Kent Patrick: Your Emergency Fund: How Much is Enough?

Kent Patrick

Monday, January 24th, 2022

Have you ever had one of those months? The water heater stops heating, the dishwasher stops washing and your family ends up on a first-name basis with the nurse at urgent care. Then, as you’re driving to work, you see smoke coming from under your hood.

Bad things happen to the best of us and sometimes it seems like they come in waves. That’s when an emergency cash fund can come in handy.

A 2019 Bankrate survey found that 28% of Americans had no emergency savings. Another 25% of respondents said that the cash they had on hand would last less than three months in a financial crisis.

How Much Money?

How large should an emergency fund be? There is no “one-size-fits-all” answer. The ideal amount may depend on your financial situation and lifestyle. For example, if you own a home or have dependents, you may be more likely to face financial emergencies. And if a job loss affects your income, you may need emergency funds for months.

Coming Up with Cash

If saving several months of income seems unreasonable, don’t despair. Start with a more-modest goal, such as saving $1,000, and build your savings a bit at a time. Consider setting up automatic monthly transfers into the fund.
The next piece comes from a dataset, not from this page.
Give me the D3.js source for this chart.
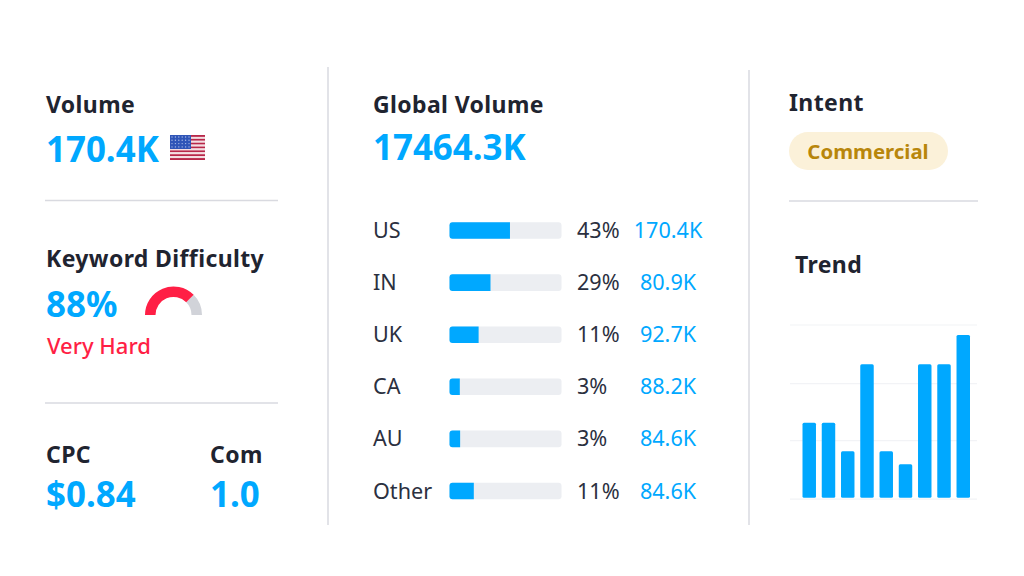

Once your savings begin to build, you may be tempted to use the money in the account for something other than an emergency. Try to avoid that. Instead, budget and prepare separately for bigger expenses you know are coming.

Where Do I Put It?

Many people open traditional savings accounts to hold emergency funds. They typically offer modest rates of return. A certificate of deposit may provide slightly higher returns but your money will be locked away until the CD matures and that could take several months to several years.

The Federal Deposit Insurance Corporation insures bank accounts and certificates of deposit up to $250,000 per depositor, per institution, in principal and interest. CDs are time deposits offered by banks, thrift institutions and credit unions. While CDs offer a slightly higher return than a traditional bank savings account, they also may require a higher deposit amount. If you sell before the CD reaches maturity, you may be subject to penalties.

Others turn to money market accounts or money market funds in emergencies. While money market accounts are savings accounts, money market funds are considered low-risk securities. Money market funds are not backed by any government institution, which means they can lose money. Depending on your particular goals and the amount you have saved, some combination of lower-risk investments may be your best choice.

Money held in money market funds is not insured or guaranteed by the FDIC or any other government agency. Money market funds seek to preserve the value of your investment at $1 a share. However, it is possible to lose money by investing in a money market fund. 

Money market mutual funds are sold by prospectus. Please consider the charges, risks, expenses and investment objectives carefully before investing. A prospectus containing this and other information about the investment company can be obtained from your financial professional. Read it carefully before you invest or send money.

The only thing you can know about unexpected expenses is that they’re coming. Having an emergency fund may help to alleviate stress and worry that can come with them. If you lack emergency savings now, consider taking steps to create a cushion for the future.

This information should not be construed by any client or prospective client as the rendering of personalized investment advice. All investments and investment strategies have the potential for profit or loss, and there can be no assurance that the future performance of any specific investment or investment strategy including those discussed in this material will be profitable or equal any historical performance levels. Investment strategies such as asset allocation, diversification, or rebalancing do not assure or guarantee better performance and cannot eliminate the risk of investment losses. Any target referenced is not a prediction or projection of actual investment results and there can be no assurance that any target will be achieved.